GENBAND Inc.’s pending takeover of Nortel Networks’ carrier VoIP assets has some credit analysts a little uneasy.
Because the Nortel unit measures five times as large as GENBAND, and because both companies’ revenue has been falling, ratings service Standard & Poor’s made a move. The company assigned GENBAND a ‘B’ corporate rating with a negative outlook.
GENBAND must integrate Nortel quickly and show income soon to protect its liquidity, credit analyst Jennifer Pepper said. Pepper called GENBAND’s risk “significant,” given the size of Nortel’s carrier VoIP division, and said the Texas-based company needs to watch its cash flow during restructuring — that includes paying attention to “cost-cutting initiatives to attain profitability,” Pepper said in a prepared release.

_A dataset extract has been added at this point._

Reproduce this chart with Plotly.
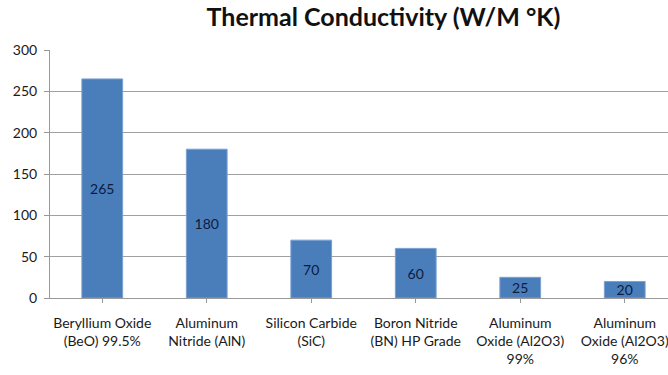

To that point, Standard & Poor’s gave GENBAND a ‘B’ on the $250 million loan GENBAND proposes to use to, in part, pay for the Nortel acquisition.
If GENBAND makes the right decisions, however, Pepper expects the equipment maker to secure a better competitive position and solid market share.
GENBAND in February won the auction for bankrupt Nortel’s carrier VoIP properties — because there were no other bidders. The two companies have received court approval for the deal, which requires GENBAND to pay about $182 million, after accounting for balance sheets and other adjustments from the original offer of $282 million.
For that sum, GENBAND gets almost all of Nortel’s carrier VoIP platforms, patents, R&D work, support operations and customers.
The transaction is expected to close sometime this quarter.
The Standard & Poor’s ratings announcement came a day after two research firms said Nortel’s carrier VoIP group boasted the highest sales among all such suppliers during 2009’s fourth quarter. The data came from Infonetics Research and Dell’Oro Group. Nortel is an Infonetics client.